**Given records**
-- START --
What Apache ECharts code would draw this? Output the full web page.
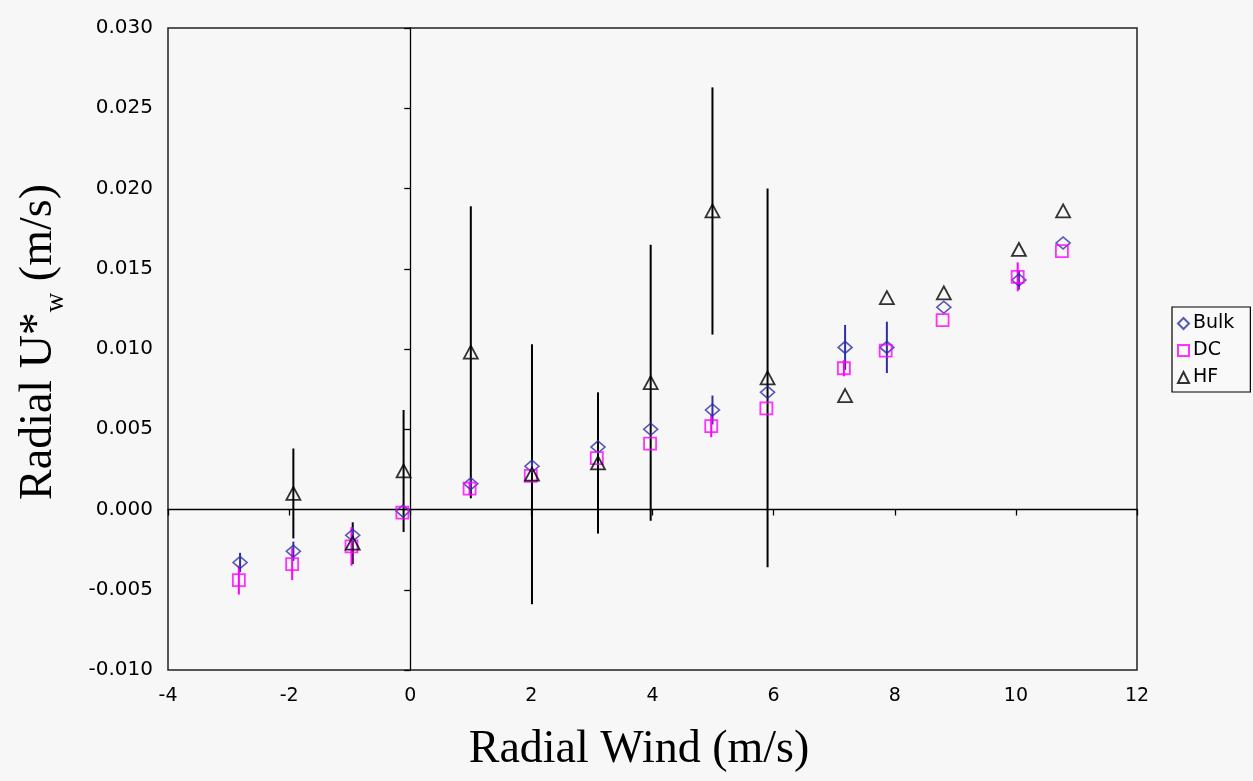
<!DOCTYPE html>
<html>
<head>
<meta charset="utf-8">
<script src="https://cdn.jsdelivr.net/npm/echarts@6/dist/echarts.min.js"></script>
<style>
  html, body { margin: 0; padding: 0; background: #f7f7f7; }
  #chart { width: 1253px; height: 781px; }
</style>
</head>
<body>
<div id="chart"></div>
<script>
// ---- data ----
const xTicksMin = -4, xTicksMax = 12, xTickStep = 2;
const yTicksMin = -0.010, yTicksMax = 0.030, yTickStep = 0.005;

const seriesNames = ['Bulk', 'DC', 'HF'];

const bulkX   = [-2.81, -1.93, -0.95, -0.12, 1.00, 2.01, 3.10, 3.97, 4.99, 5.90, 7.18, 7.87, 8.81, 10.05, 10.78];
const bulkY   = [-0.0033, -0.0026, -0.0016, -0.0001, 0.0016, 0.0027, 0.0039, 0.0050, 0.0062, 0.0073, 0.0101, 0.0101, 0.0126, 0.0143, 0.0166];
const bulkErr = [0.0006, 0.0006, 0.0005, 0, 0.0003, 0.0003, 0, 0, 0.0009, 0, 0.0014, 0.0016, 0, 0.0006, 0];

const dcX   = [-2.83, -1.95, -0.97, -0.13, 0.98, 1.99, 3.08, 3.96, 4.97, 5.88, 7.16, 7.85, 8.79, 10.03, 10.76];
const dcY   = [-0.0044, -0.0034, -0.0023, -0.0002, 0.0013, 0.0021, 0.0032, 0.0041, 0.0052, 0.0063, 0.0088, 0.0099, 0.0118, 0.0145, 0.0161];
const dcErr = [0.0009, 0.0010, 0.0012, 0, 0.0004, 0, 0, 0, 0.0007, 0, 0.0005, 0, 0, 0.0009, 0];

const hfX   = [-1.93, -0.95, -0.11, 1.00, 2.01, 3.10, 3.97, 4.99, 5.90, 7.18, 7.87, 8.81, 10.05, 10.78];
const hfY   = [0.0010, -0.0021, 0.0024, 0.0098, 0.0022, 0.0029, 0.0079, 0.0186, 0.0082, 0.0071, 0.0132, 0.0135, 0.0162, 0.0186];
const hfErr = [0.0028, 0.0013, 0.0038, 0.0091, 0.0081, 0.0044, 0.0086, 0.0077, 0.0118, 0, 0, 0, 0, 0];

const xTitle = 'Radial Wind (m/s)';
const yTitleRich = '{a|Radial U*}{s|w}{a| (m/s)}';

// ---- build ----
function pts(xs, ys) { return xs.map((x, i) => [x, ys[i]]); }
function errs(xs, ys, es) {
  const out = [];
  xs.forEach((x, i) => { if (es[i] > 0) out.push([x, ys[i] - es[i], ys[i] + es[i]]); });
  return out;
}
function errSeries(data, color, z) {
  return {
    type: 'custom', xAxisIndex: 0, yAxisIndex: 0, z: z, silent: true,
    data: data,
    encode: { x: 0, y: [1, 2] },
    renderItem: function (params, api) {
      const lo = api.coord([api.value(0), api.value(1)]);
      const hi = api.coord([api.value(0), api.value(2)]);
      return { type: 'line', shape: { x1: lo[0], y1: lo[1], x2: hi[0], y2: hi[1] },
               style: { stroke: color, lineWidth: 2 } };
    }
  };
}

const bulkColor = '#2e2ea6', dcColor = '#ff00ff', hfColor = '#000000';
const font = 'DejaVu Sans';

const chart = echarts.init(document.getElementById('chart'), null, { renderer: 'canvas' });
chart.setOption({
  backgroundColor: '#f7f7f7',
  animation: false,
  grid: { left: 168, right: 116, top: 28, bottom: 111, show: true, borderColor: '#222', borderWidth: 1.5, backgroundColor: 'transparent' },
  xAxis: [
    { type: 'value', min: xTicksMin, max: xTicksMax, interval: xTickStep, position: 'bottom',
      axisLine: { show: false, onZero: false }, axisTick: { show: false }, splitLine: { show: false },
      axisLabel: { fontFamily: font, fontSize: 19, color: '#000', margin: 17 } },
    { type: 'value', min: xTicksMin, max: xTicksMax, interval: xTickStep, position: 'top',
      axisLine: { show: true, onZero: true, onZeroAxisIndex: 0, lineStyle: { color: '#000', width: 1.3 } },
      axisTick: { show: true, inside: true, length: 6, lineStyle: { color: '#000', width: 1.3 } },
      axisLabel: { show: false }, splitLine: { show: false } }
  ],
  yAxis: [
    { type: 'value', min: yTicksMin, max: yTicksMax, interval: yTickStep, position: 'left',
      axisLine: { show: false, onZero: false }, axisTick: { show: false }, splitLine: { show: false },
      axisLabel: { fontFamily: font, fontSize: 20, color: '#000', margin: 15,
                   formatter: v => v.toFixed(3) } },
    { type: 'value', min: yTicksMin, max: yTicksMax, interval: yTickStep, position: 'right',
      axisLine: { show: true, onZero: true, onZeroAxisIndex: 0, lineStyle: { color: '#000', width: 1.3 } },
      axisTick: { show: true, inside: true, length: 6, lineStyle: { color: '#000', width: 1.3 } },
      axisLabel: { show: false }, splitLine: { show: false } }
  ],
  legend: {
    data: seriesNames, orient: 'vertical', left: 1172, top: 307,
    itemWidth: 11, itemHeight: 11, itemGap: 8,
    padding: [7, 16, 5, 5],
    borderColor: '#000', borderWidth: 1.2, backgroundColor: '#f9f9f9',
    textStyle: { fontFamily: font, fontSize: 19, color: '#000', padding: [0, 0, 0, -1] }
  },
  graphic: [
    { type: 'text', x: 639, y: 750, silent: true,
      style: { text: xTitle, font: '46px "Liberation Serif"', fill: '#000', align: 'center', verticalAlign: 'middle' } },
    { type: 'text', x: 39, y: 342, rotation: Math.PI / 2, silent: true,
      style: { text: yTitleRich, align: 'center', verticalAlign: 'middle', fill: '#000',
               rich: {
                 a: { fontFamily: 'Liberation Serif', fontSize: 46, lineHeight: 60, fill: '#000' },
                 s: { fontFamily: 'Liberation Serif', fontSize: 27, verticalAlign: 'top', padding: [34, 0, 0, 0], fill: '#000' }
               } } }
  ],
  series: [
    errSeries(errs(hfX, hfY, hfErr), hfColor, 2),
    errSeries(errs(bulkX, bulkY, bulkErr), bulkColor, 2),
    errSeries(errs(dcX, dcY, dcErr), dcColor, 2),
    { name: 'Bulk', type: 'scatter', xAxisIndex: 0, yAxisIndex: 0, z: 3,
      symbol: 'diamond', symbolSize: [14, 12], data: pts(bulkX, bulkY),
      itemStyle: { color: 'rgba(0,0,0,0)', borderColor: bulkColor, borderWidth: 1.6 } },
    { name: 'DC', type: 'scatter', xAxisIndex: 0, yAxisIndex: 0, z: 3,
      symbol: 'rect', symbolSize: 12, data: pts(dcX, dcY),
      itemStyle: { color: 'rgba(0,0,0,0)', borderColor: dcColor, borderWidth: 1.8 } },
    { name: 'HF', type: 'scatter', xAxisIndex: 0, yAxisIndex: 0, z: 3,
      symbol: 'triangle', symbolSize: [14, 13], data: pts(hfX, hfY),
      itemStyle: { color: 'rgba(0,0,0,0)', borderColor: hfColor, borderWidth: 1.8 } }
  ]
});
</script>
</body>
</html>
-- END --
-- START --
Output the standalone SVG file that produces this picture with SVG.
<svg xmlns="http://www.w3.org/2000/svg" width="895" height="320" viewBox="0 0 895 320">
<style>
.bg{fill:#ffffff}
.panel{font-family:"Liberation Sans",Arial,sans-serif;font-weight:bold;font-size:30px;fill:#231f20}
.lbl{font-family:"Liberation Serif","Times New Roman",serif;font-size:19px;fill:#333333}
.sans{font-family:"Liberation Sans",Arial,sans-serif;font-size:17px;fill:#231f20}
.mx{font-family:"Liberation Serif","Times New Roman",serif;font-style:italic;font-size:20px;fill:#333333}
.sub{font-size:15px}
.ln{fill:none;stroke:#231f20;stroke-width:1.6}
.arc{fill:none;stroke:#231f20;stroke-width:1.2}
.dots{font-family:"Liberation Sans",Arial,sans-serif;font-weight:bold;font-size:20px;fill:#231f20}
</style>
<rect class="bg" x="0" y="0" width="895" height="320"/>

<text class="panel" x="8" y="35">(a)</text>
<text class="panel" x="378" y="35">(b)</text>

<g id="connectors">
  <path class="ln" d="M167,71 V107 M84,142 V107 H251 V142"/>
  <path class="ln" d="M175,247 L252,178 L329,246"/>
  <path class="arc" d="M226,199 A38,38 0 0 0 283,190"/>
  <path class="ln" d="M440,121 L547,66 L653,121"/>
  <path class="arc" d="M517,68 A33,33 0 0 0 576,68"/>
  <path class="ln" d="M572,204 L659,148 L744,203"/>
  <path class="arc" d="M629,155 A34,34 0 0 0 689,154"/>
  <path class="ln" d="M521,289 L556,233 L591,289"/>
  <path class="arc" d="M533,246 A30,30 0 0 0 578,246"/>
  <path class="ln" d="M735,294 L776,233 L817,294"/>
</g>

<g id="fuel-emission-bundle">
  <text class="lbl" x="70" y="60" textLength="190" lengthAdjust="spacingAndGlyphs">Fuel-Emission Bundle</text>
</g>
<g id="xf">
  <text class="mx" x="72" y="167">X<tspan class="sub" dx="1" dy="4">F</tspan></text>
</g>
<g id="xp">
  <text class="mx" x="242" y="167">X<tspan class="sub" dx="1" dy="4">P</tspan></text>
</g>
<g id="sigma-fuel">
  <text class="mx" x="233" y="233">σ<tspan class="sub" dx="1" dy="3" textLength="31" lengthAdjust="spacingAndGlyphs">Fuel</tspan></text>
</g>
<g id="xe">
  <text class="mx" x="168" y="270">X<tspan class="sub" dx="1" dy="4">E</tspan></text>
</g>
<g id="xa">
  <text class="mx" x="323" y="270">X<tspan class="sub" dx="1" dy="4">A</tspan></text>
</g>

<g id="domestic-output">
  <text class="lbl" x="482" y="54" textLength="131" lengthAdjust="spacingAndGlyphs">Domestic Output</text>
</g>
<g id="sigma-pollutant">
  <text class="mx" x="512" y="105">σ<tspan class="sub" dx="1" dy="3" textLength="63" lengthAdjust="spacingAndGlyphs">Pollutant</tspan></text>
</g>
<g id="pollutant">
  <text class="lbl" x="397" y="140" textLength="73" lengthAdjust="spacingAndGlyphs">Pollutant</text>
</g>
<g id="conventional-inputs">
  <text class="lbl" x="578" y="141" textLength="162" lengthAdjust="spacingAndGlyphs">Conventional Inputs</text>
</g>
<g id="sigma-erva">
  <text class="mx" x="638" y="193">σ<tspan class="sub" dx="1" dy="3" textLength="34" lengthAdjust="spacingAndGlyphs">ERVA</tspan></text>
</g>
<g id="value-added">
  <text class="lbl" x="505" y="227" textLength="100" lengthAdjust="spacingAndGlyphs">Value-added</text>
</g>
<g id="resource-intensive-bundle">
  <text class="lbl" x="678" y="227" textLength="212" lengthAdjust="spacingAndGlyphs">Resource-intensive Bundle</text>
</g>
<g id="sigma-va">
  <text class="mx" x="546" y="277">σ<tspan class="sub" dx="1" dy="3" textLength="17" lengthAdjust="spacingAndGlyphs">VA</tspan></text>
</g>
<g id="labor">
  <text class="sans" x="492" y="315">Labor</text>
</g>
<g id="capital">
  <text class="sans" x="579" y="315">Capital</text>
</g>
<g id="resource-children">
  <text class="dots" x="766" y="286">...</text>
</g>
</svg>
-- END --
-- START --
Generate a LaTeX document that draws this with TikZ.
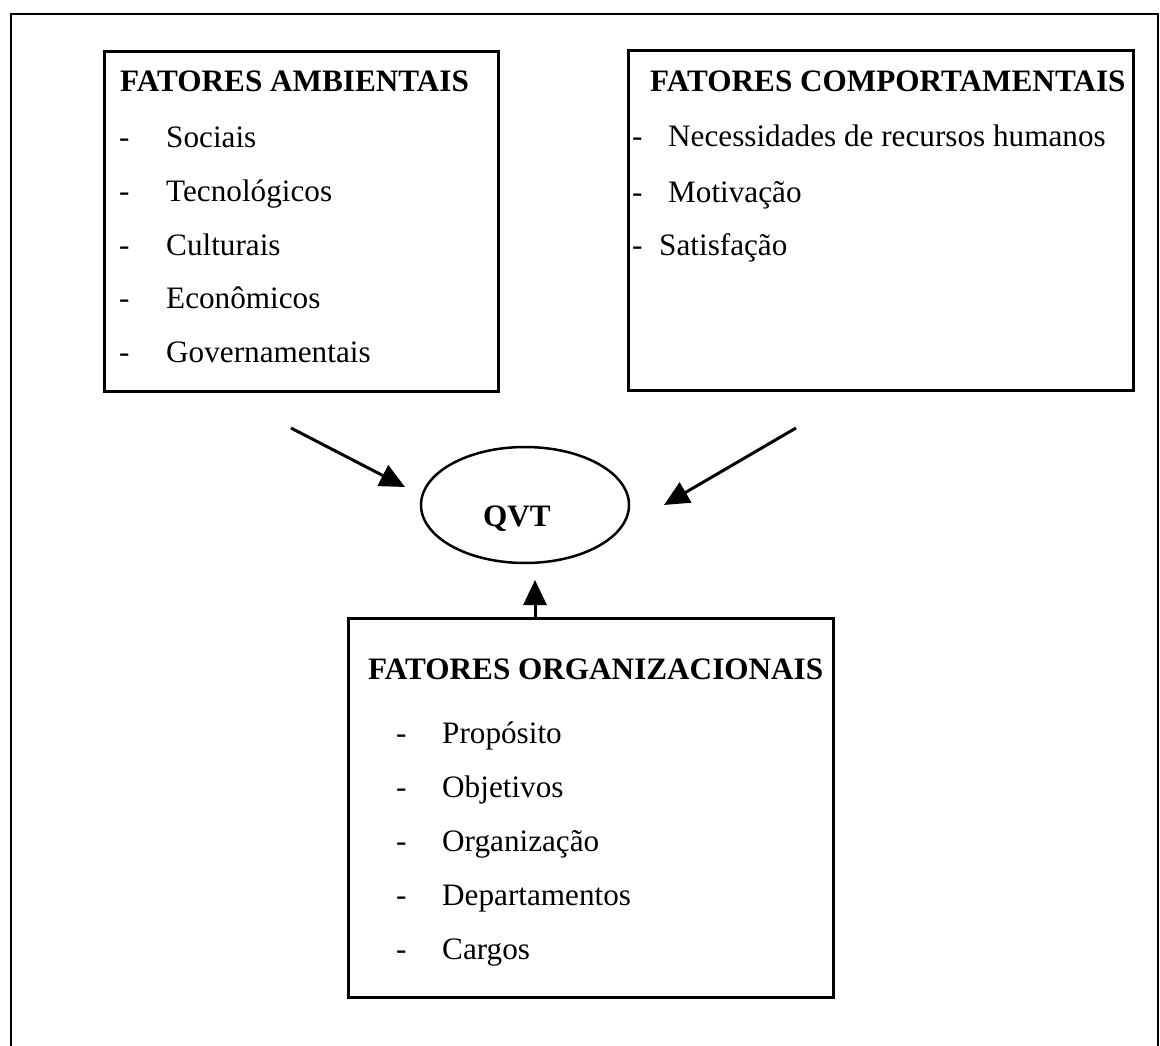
-- END --
**Problem statement**
The first line to copy holds "What Apache ECharts", and the last holds "const seriesNames = ['Bulk', 'DC', 'HF'];". Copy them and the lines between exactly, leaving out pictures.

**Written solution**
What Apache ECharts code would draw this? Output the full web page.
<!DOCTYPE html>
<html>
<head>
<meta charset="utf-8">
<script src="https://cdn.jsdelivr.net/npm/echarts@6/dist/echarts.min.js"></script>
<style>
  html, body { margin: 0; padding: 0; background: #f7f7f7; }
  #chart { width: 1253px; height: 781px; }
</style>
</head>
<body>
<div id="chart"></div>
<script>
// ---- data ----
const xTicksMin = -4, xTicksMax = 12, xTickStep = 2;
const yTicksMin = -0.010, yTicksMax = 0.030, yTickStep = 0.005;

const seriesNames = ['Bulk', 'DC', 'HF'];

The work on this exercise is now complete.